──────── DATA EXTRACT ────────

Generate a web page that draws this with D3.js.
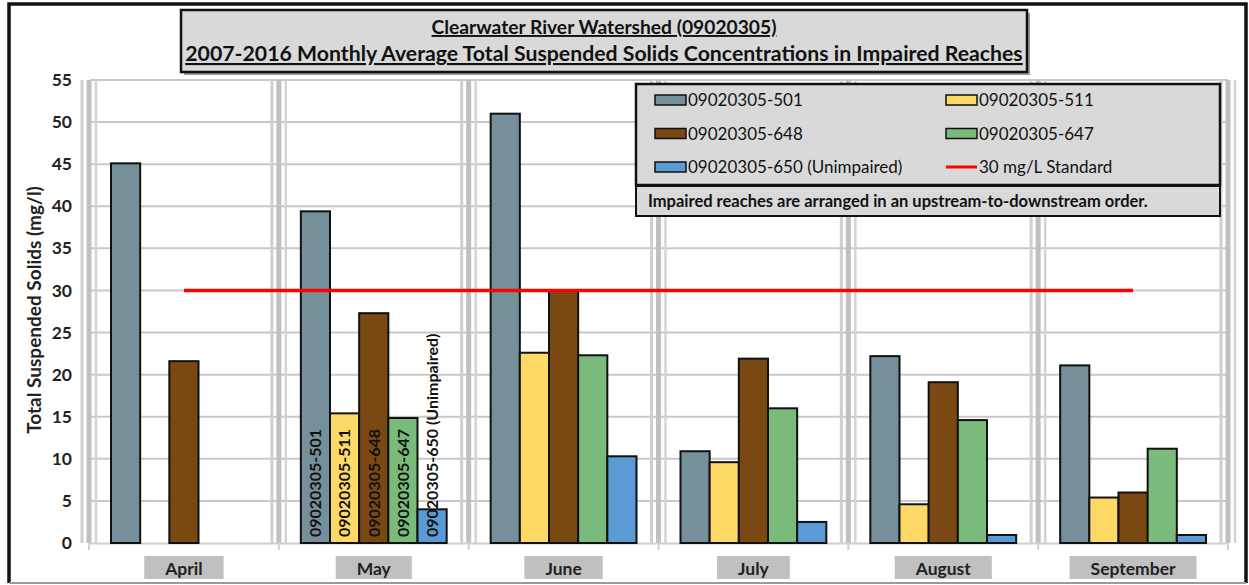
<!DOCTYPE html>
<html>
<head>
<meta charset="utf-8">
<script src="https://cdn.jsdelivr.net/npm/d3@7"></script>
<style>
  body { margin: 0; background: #fff; }
  svg { display: block; font-family: Lato, "Open Sans", sans-serif; }
</style>
</head>
<body>
<div id="chart"></div>
<script>
// Data
var months = ["April", "May", "June", "July", "August", "September"];
var reaches = ["09020305-501", "09020305-511", "09020305-648", "09020305-647", "09020305-650"];
var reachNames = ["09020305-501", "09020305-511", "09020305-648", "09020305-647", "09020305-650 (Unimpaired)"];
var v501 = [45.1, 39.4, 51.0, 10.9, 22.2, 21.1];
var v511 = [null, 15.4, 22.6, 9.6, 4.6, 5.4];
var v648 = [21.6, 27.3, 30.0, 21.9, 19.1, 6.0];
var v647 = [null, 14.85, 22.3, 16.0, 14.6, 11.2];
var v650 = [null, 4.0, 10.3, 2.5, 0.95, 0.95];
var yTicks = [0, 5, 10, 15, 20, 25, 30, 35, 40, 45, 50, 55];
var standard = 30;
var titleLines = ["Clearwater River Watershed (09020305)",
                  "2007-2016 Monthly Average Total Suspended Solids Concentrations in Impaired Reaches"];
var noteText = "Impaired reaches are arranged in an upstream-to-downstream order.";
var standardLabel = "30 mg/L Standard";

var colors = ["#758f9b", "#ffd966", "#7a4812", "#7aba7a", "#5b9bd5"];
var seriesValues = [v501, v511, v648, v647, v650];

var svg = d3.select("#chart").append("svg").attr("width", 1249).attr("height", 585);

// scales
var x = d3.scaleBand().domain(months).range([89, 1228]).padding(0);
var bw = x.bandwidth();
var x1 = d3.scaleBand().domain(reaches).range([22, bw - 22]).padding(0);
var y = d3.scaleLinear().domain([0, 55]).range([543, 80]);

// horizontal grid
svg.append("g")
    .selectAll("line").data(yTicks.filter(d => d > 0)).enter().append("line")
    .attr("x1", 90).attr("x2", 1228)
    .attr("y1", d => y(d)).attr("y2", d => y(d))
    .attr("stroke", "#c8c8c8").attr("stroke-width", 2);

// vertical grid clusters at category boundaries
var bounds = months.map(m => x(m)).concat([x.range()[1]]);
var vg = svg.append("g");
bounds.forEach(function (b) {
    [[-7, 3, "#cfcfcf"], [0, 5, "#c0c0c0"], [7, 2.5, "#d4d4d4"]].forEach(function (s) {
        vg.append("line")
            .attr("x1", b + s[0]).attr("x2", b + s[0])
            .attr("y1", y(55)).attr("y2", y(0))
            .attr("stroke", s[2]).attr("stroke-width", s[1]);
    });
});

// x axis line + ticks
var xa = svg.append("g").attr("transform", "translate(0," + y(0) + ")")
    .call(d3.axisBottom(x).tickValues([]).tickSizeOuter(0));
xa.select(".domain").attr("stroke", "#d0d0d0").attr("stroke-width", 2);
xa.selectAll(".bt").data(bounds).enter().append("line")
    .attr("x1", d => d).attr("x2", d => d).attr("y1", 0).attr("y2", 7)
    .attr("stroke", "#d0d0d0").attr("stroke-width", 2);

// y axis labels
var ya = svg.append("g").attr("transform", "translate(72,0)")
    .call(d3.axisLeft(y).tickValues(yTicks).tickSize(0).tickPadding(0));
ya.select(".domain").remove();
ya.selectAll("text").attr("font-family", "Lato, sans-serif").attr("font-size", 17.5)
    .attr("font-weight", "bold").attr("fill", "#222");

svg.append("text")
    .attr("transform", "translate(41,310) rotate(-90)")
    .attr("text-anchor", "middle")
    .attr("font-size", 19).attr("font-weight", "bold").attr("fill", "#222")
    .text("Total Suspended Solids (mg/l)");

// bars
var barData = [];
months.forEach(function (m, i) {
    reaches.forEach(function (r, j) {
        var v = seriesValues[j][i];
        if (v != null) barData.push({ month: m, reach: r, idx: j, value: v });
    });
});

svg.append("g").selectAll("rect").data(barData).enter().append("rect")
    .attr("x", d => x(d.month) + x1(d.reach))
    .attr("y", d => y(d.value))
    .attr("width", x1.bandwidth())
    .attr("height", d => y(0) - y(d.value))
    .attr("fill", d => colors[d.idx])
    .attr("stroke", "#111").attr("stroke-width", 2);

// rotated labels in May
svg.append("g").selectAll("text").data(barData.filter(d => d.month === "May")).enter().append("text")
    .attr("transform", d => "translate(" + (x(d.month) + x1(d.reach) + x1.bandwidth() / 2) + "," + (y(0) - 6) + ") rotate(-90)")
    .attr("dy", "0.36em")
    .attr("font-size", 16).attr("font-weight", "bold").attr("fill", "#111")
    .text(d => reachNames[d.idx]);

// 30 mg/L standard line
svg.append("line")
    .attr("x1", x(months[0]) + bw / 2).attr("x2", x(months[months.length - 1]) + bw / 2)
    .attr("y1", y(standard)).attr("y2", y(standard))
    .attr("stroke", "#ff0000").attr("stroke-width", 3.5);

// month labels with grey boxes
var ml = svg.append("g").selectAll("g").data(months).enter().append("g")
    .attr("transform", d => "translate(" + (x(d) + bw / 2) + ",0)");
ml.append("rect").attr("class", "lb").attr("fill", "#c0c0c0");
ml.append("text").attr("text-anchor", "middle").attr("y", 575)
    .attr("font-size", 17.5).attr("font-weight", "bold").attr("fill", "#222")
    .text(d => d);
ml.each(function () {
    var g = d3.select(this);
    var w = g.select("text").node().getComputedTextLength();
    g.select("rect").attr("x", -(w + 42) / 2).attr("width", w + 42).attr("y", 556).attr("height", 23);
});

// title box
svg.append("rect").attr("x", 184).attr("y", 13).attr("width", 846).attr("height", 62).attr("fill", "#9a9a9a");
svg.append("rect").attr("x", 181).attr("y", 10).attr("width", 846).attr("height", 62)
    .attr("fill", "#d9d9d9").attr("stroke", "#111").attr("stroke-width", 2.5);
var titleTargets = [345, 838];
titleLines.forEach(function (t, i) {
    var tx = svg.append("text").attr("x", 604).attr("y", 34 + i * 27)
        .attr("text-anchor", "middle").attr("font-weight", "bold").attr("font-size", 19)
        .attr("fill", "#111").style("text-decoration", "underline").text(t);
    var w = tx.node().getComputedTextLength();
    tx.attr("font-size", 19 * titleTargets[i] / w);
});

// legend box
var lg = svg.append("g");
lg.append("rect").attr("x", 636).attr("y", 84).attr("width", 584).attr("height", 101)
    .attr("fill", "#d9d9d9").attr("stroke", "#111").attr("stroke-width", 2.5);
var legendItems = reachNames.map((n, i) => ({ name: n, color: colors[i], line: false }))
    .concat([{ name: standardLabel, color: "#ff0000", line: true }]);
var li = lg.selectAll("g").data(legendItems).enter().append("g")
    .attr("transform", (d, i) => "translate(" + (i % 2 === 0 ? 655 : 946) + "," + (100 + Math.floor(i / 2) * 33.5) + ")");
li.filter(d => !d.line).append("rect")
    .attr("x", 0).attr("y", -5).attr("width", 31).attr("height", 10)
    .attr("fill", d => d.color).attr("stroke", "#111").attr("stroke-width", 1.5);
li.filter(d => d.line).append("line")
    .attr("x1", 0).attr("x2", 31).attr("y1", 0).attr("y2", 0)
    .attr("stroke", d => d.color).attr("stroke-width", 3);
li.append("text").attr("x", 33).attr("dy", "0.36em")
    .attr("font-size", 17).attr("fill", "#111").text(d => d.name);

// note box
svg.append("rect").attr("x", 636).attr("y", 186).attr("width", 584).attr("height", 30)
    .attr("fill", "#d9d9d9").attr("stroke", "#111").attr("stroke-width", 2);
svg.append("text").attr("x", 648).attr("y", 207)
    .attr("font-size", 16.5).attr("font-weight", "bold").attr("fill", "#111").text(noteText);

// outer frame
svg.append("path").attr("d", "M9,583 L9,4 L1246,4 L1246,583")
    .attr("fill", "none").attr("stroke", "#111").attr("stroke-width", 3.5);
svg.append("line").attr("x1", 9).attr("x2", 1246).attr("y1", 583).attr("y2", 583)
    .attr("stroke", "#9a9a9a").attr("stroke-width", 2);
</script>
</body>
</html>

────────

EXERCISE AIM: Select every line of the material above holding the word "with" and copy it.

COMPLETED TASK:
Generate a web page that draws this with D3.js.
// month labels with grey boxes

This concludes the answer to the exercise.